In 2012, Blur released a massive boxset to celebrate their 21st anniversary as a band. In it, you would get (almost) all of their albums remastered. With each album came a bonus disc compiling B-sides and other additional material from the respective eras. ‘So You’ can be found on the “Special Edition” of 13, explaining why you see that album’s cover in the video up top. Originally it was released as a B-side to ‘No Distance Left to Run’ when that song was released as the album’s final single in November 1999. But I didn’t know of its existence until summer 2013 when I went through Blur’s discography on a whim. Heard it then, it’s been on the iPhone ever since.

What we’ve got going on here is a Blur track with a groove. Alternating between C minor and B major chords for the majority of the song, Graham Coxon lays an ascending/descending riff over the top, Dave Rowntree puts down a drum take that feels a little late on the beat with fills that sound like boxes falling down the stairs. All very tastefully done. The lyrics on show go into a category that Damon Albarn started to explore in this particular era of Blur. And that was to come up with lyrics that they don’t seem to mean anything and are more or less words made to match the feel of the music rather than tell a story or detail any personal feelings. A bit of a predecessor to what was to come with Gorillaz, I guess you could say. There are two verses of these “abstract” lyrics, followed by a melodica solo that echoes as each note plays, and the hypnotizing groove continues on until the energy fizzles out and we’re left with studio chatter to close the track out.
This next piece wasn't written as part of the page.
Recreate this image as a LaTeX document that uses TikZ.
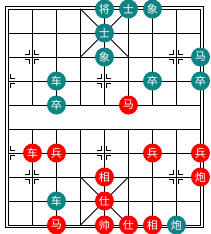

If you ever wanted to see Blur working on a song in the studio, you’re in luck. The making of ‘So You’ was captured in an edition of British arts TV series The South Bank Show in which the band were the main focus. The whole episode is worth watching if you’re a fan. But luckily someone on YouTube clipped out the parts showing the band rehearsing and recording ‘So You’, so I’ll just go ahead and embed that at the bottom there. So interesting to see the song’s transformation. What starts off as a discussion of chord progressions and initial showing of ideas swiftly goes on to be this fully formed thing where all the band members are locked in together. It probably happened over a longer period than the six minutes the video lasts for. But it’s still cool to witness.